A Marine needed help with an uncontested custody matter involving her siblings. The young Marine’s parents found themselves in a very difficult financial situation, and the Marine was voluntarily appointed as the sole managing conservator of her siblings while their parents reestablished financial stability. After caring for her siblings for a couple of years, their parents regained financial footing and were ready to provide stable housing for their children. The Marine could not afford an attorney and she was uncertain about how to handle this transition pro se. She visited a military legal assistance attorney, who referred this case to the Military Pro Bono Project. The Project located a volunteer attorney who successfully helped the Marine obtain a court order to return custody to their parents.

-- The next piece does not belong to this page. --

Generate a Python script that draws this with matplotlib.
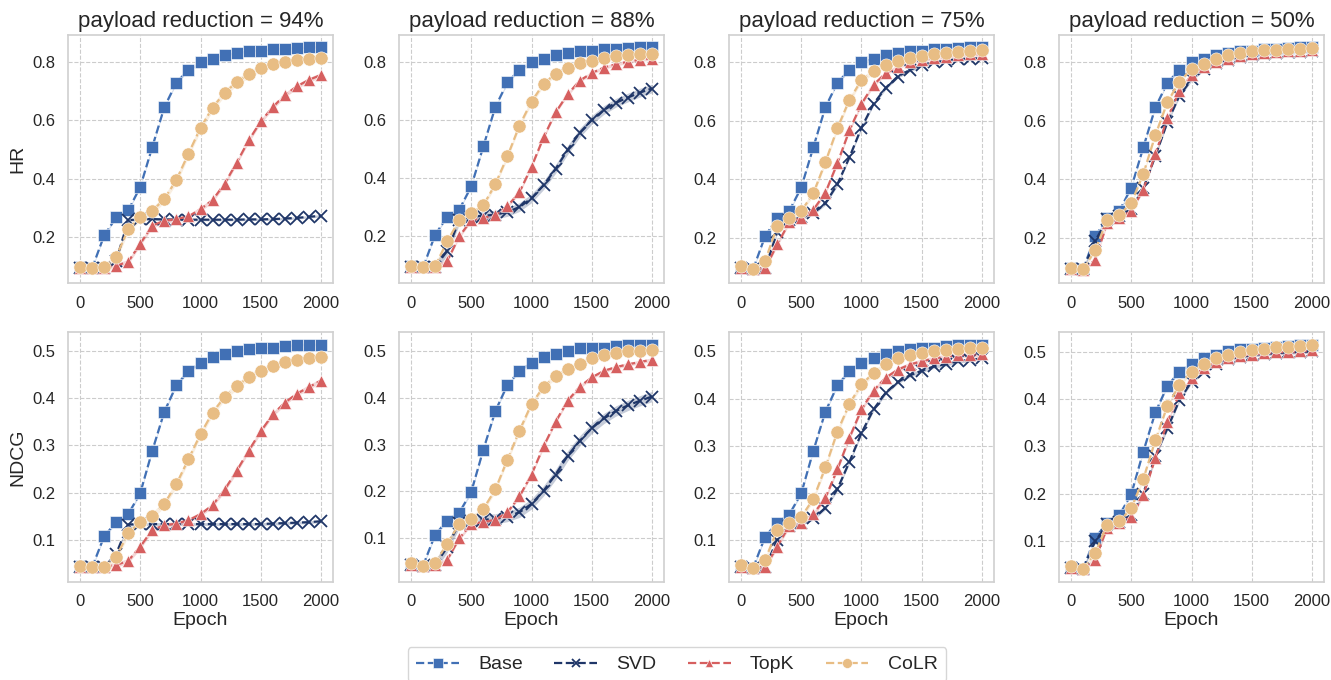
import matplotlib
matplotlib.use("Agg")
import matplotlib.pyplot as plt
import seaborn as sns
import numpy as np

sns.set_theme(style="whitegrid")
plt.rcParams['font.family'] = ['Liberation Sans', 'DejaVu Sans']

epochs = list(range(0, 2001, 100))
reductions = ["94%", "88%", "75%", "50%"]
methods = ["Base", "SVD", "TopK", "CoLR"]

# ---------------- HR ----------------
hr_base = [0.099, 0.094, 0.206, 0.268, 0.292, 0.372, 0.509, 0.645, 0.729, 0.772, 0.798,
           0.811, 0.822, 0.829, 0.836, 0.838, 0.843, 0.845, 0.846, 0.849, 0.849]

hr_svd_94 = [0.096, 0.094, 0.096, 0.120, 0.258, 0.262, 0.262, 0.261, 0.260, 0.260, 0.260,
             0.260, 0.260, 0.260, 0.261, 0.261, 0.262, 0.264, 0.266, 0.270, 0.273]
hr_topk_94 = [0.096, 0.094, 0.096, 0.103, 0.116, 0.178, 0.240, 0.256, 0.262, 0.271, 0.296,
              0.327, 0.383, 0.455, 0.531, 0.596, 0.645, 0.686, 0.716, 0.738, 0.755]
hr_colr_94 = [0.099, 0.094, 0.097, 0.133, 0.228, 0.268, 0.290, 0.331, 0.396, 0.486, 0.574,
              0.643, 0.694, 0.730, 0.757, 0.778, 0.791, 0.800, 0.806, 0.811, 0.813]

hr_svd_88 = [0.096, 0.094, 0.096, 0.150, 0.256, 0.268, 0.271, 0.275, 0.284, 0.301, 0.331,
             0.376, 0.432, 0.497, 0.556, 0.600, 0.634, 0.659, 0.677, 0.694, 0.708]
hr_topk_88 = [0.096, 0.094, 0.096, 0.116, 0.200, 0.256, 0.264, 0.273, 0.304, 0.352, 0.439,
              0.540, 0.626, 0.688, 0.735, 0.761, 0.780, 0.791, 0.800, 0.807, 0.811]
hr_colr_88 = [0.099, 0.094, 0.099, 0.183, 0.256, 0.279, 0.307, 0.380, 0.475, 0.581, 0.663,
              0.724, 0.759, 0.780, 0.794, 0.804, 0.813, 0.818, 0.822, 0.825, 0.827]

hr_svd_75 = [0.096, 0.094, 0.096, 0.220, 0.260, 0.270, 0.284, 0.318, 0.383, 0.475, 0.576,
             0.657, 0.711, 0.750, 0.772, 0.789, 0.798, 0.804, 0.809, 0.811, 0.813]
hr_topk_75 = [0.096, 0.094, 0.096, 0.178, 0.253, 0.268, 0.296, 0.354, 0.455, 0.567, 0.657,
              0.722, 0.761, 0.783, 0.798, 0.807, 0.813, 0.818, 0.822, 0.825, 0.827]
hr_colr_75 = [0.103, 0.094, 0.122, 0.240, 0.268, 0.292, 0.352, 0.458, 0.574, 0.671, 0.738,
              0.769, 0.789, 0.802, 0.813, 0.820, 0.827, 0.831, 0.834, 0.837, 0.839]

hr_svd_50 = [0.096, 0.094, 0.190, 0.265, 0.275, 0.300, 0.370, 0.480, 0.595, 0.685, 0.740,
             0.775, 0.795, 0.808, 0.817, 0.823, 0.828, 0.831, 0.833, 0.835, 0.836]
hr_topk_50 = [0.096, 0.092, 0.127, 0.251, 0.268, 0.293, 0.365, 0.486, 0.609, 0.701, 0.755,
              0.783, 0.800, 0.811, 0.820, 0.827, 0.831, 0.834, 0.836, 0.838, 0.839]
hr_colr_50 = [0.099, 0.094, 0.159, 0.262, 0.279, 0.320, 0.419, 0.551, 0.663, 0.733, 0.775,
              0.794, 0.811, 0.822, 0.830, 0.836, 0.839, 0.841, 0.843, 0.845, 0.846]

# ---------------- NDCG ----------------
ndcg_base = [0.044, 0.041, 0.107, 0.137, 0.154, 0.199, 0.289, 0.372, 0.428, 0.458, 0.475,
             0.487, 0.494, 0.501, 0.506, 0.507, 0.508, 0.511, 0.513, 0.514, 0.514]

ndcg_svd_94 = [0.042, 0.041, 0.042, 0.070, 0.132, 0.133, 0.133, 0.133, 0.133, 0.133, 0.133,
               0.133, 0.133, 0.133, 0.133, 0.133, 0.134, 0.135, 0.136, 0.137, 0.139]
ndcg_topk_94 = [0.042, 0.041, 0.042, 0.046, 0.055, 0.085, 0.121, 0.130, 0.134, 0.141, 0.154,
                0.173, 0.206, 0.246, 0.289, 0.330, 0.366, 0.391, 0.410, 0.424, 0.438]
ndcg_colr_94 = [0.044, 0.041, 0.042, 0.063, 0.114, 0.137, 0.151, 0.176, 0.218, 0.271, 0.324,
                0.370, 0.403, 0.426, 0.445, 0.459, 0.468, 0.477, 0.482, 0.486, 0.487]

ndcg_svd_88 = [0.042, 0.041, 0.042, 0.080, 0.132, 0.137, 0.139, 0.141, 0.146, 0.155, 0.173,
               0.201, 0.236, 0.276, 0.308, 0.335, 0.356, 0.372, 0.384, 0.394, 0.403]
ndcg_topk_88 = [0.042, 0.041, 0.042, 0.053, 0.099, 0.130, 0.134, 0.139, 0.155, 0.189, 0.236,
                0.296, 0.349, 0.394, 0.424, 0.444, 0.458, 0.466, 0.472, 0.477, 0.482]
ndcg_colr_88 = [0.046, 0.041, 0.046, 0.088, 0.130, 0.141, 0.162, 0.204, 0.268, 0.330, 0.387,
                0.424, 0.447, 0.461, 0.473, 0.485, 0.492, 0.496, 0.500, 0.501, 0.503]

ndcg_svd_75 = [0.042, 0.041, 0.042, 0.100, 0.130, 0.135, 0.146, 0.168, 0.208, 0.266, 0.327,
               0.377, 0.412, 0.435, 0.449, 0.459, 0.468, 0.473, 0.479, 0.482, 0.485]
ndcg_topk_75 = [0.042, 0.041, 0.042, 0.086, 0.130, 0.135, 0.155, 0.189, 0.250, 0.317, 0.377,
                0.417, 0.444, 0.461, 0.472, 0.479, 0.485, 0.489, 0.492, 0.493, 0.494]
ndcg_colr_75 = [0.046, 0.041, 0.058, 0.121, 0.137, 0.149, 0.187, 0.254, 0.330, 0.389, 0.430,
                0.454, 0.473, 0.485, 0.492, 0.496, 0.500, 0.503, 0.506, 0.507, 0.508]

ndcg_svd_50 = [0.042, 0.041, 0.099, 0.135, 0.140, 0.155, 0.200, 0.280, 0.338, 0.398, 0.437,
               0.458, 0.475, 0.485, 0.489, 0.493, 0.496, 0.497, 0.499, 0.500, 0.501]
ndcg_topk_50 = [0.042, 0.041, 0.060, 0.128, 0.137, 0.151, 0.197, 0.275, 0.352, 0.412, 0.444,
                0.466, 0.479, 0.486, 0.492, 0.494, 0.497, 0.499, 0.500, 0.501, 0.503]
ndcg_colr_50 = [0.046, 0.041, 0.074, 0.134, 0.141, 0.169, 0.231, 0.313, 0.386, 0.430, 0.458,
                0.475, 0.486, 0.494, 0.500, 0.504, 0.507, 0.510, 0.511, 0.513, 0.514]

hr_data = {
    "94%": [hr_base, hr_svd_94, hr_topk_94, hr_colr_94],
    "88%": [hr_base, hr_svd_88, hr_topk_88, hr_colr_88],
    "75%": [hr_base, hr_svd_75, hr_topk_75, hr_colr_75],
    "50%": [hr_base, hr_svd_50, hr_topk_50, hr_colr_50],
}
ndcg_data = {
    "94%": [ndcg_base, ndcg_svd_94, ndcg_topk_94, ndcg_colr_94],
    "88%": [ndcg_base, ndcg_svd_88, ndcg_topk_88, ndcg_colr_88],
    "75%": [ndcg_base, ndcg_svd_75, ndcg_topk_75, ndcg_colr_75],
    "50%": [ndcg_base, ndcg_svd_50, ndcg_topk_50, ndcg_colr_50],
}

colors = ["#4170b5", "#1f3668", "#d65f5f", "#e8bd84"]
markers = ["s", "x", "^", "o"]
msizes = [9, 8, 8.5, 9.5]
band_hr = {"94%": [0.004, 0.004, 0.008, 0.012], "88%": [0.004, 0.015, 0.006, 0.009],
           "75%": [0.004, 0.006, 0.007, 0.009], "50%": [0.004, 0.006, 0.006, 0.006]}
band_ndcg = {"94%": [0.003, 0.003, 0.005, 0.007], "88%": [0.003, 0.011, 0.004, 0.006],
             "75%": [0.003, 0.004, 0.005, 0.006], "50%": [0.003, 0.004, 0.004, 0.004]}

W, H = 1331, 680
fig = plt.figure(figsize=(W / 100, H / 100), dpi=100)

lefts = [68, 399, 729, 1059]
aw = 265
rows = [(35, 283), (332, 582)]

handles = []
for r, (data, bands, ylab) in enumerate([(hr_data, band_hr, "HR"), (ndcg_data, band_ndcg, "NDCG")]):
    top, bot = rows[r]
    for c, red in enumerate(reductions):
        ax = fig.add_axes([lefts[c] / W, 1 - bot / H, aw / W, (bot - top) / H])
        for k, m in enumerate(methods):
            y = np.array(data[red][k])
            b = bands[red][k]
            ax.fill_between(epochs, y - b, y + b, color=colors[k], alpha=0.25, lw=0)
            kw = dict(color=colors[k], marker=markers[k], ms=msizes[k], lw=1.6,
                      linestyle=(0, (3.7, 1.6)), label=m)
            if markers[k] == "x":
                kw.update(mew=1.3)
            else:
                kw.update(mec="white", mew=0.4)
            ln, = ax.plot(epochs, y, **kw)
            if r == 0 and c == 0:
                handles.append(ln)
        ax.set_xticks([0, 500, 1000, 1500, 2000])
        ax.tick_params(axis="both", labelsize=12, pad=3)
        ax.grid(True, linestyle="--", color="#cccccc", lw=0.8)
        for s in ax.spines.values():
            s.set_color("#d0d0d0")
            s.set_linewidth(1.2)
        if r == 0:
            ax.set_title(f"payload reduction = {red}", fontsize=16, pad=6, color="#262626")
        else:
            ax.set_xlabel("Epoch", fontsize=14, labelpad=2, color="#262626")
        if c == 0:
            ax.set_ylabel(ylab, fontsize=14, color="#262626")
        if r == 1:
            ax.set_yticks([0.1, 0.2, 0.3, 0.4, 0.5])
        else:
            ax.set_yticks([0.2, 0.4, 0.6, 0.8])

leg = fig.legend(handles, methods, loc="upper center", bbox_to_anchor=(677 / W, 1 - 647 / H),
                 ncol=4, fontsize=14, frameon=True, handlelength=2.2, columnspacing=1.6,
                 handletextpad=1.0, borderpad=0.45, borderaxespad=0, markerscale=0.75)
leg.get_frame().set_edgecolor("#cccccc")

fig.savefig("out.png", dpi=100)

Volunteer attorney helped establish guardianship so servicemember’s surviving children could benefit from SGLI funds
A Coast Guard member killed in a helicopter accident had named his two children as beneficiaries of his Servicemembers Group Life Insurance (SGLI) policy. However, the Office of Servicemembers Group Life Insurance could not release the funds to the servicemember’s former wife, who was raising the children, unless she was appointed as the children’s guardian. The Military Pro Bono Project connected the servicemember’s former wife with a volunteer attorney, who successfully helped her be appointed as the children’s guardian so that the funds could be used for the children’s benefit.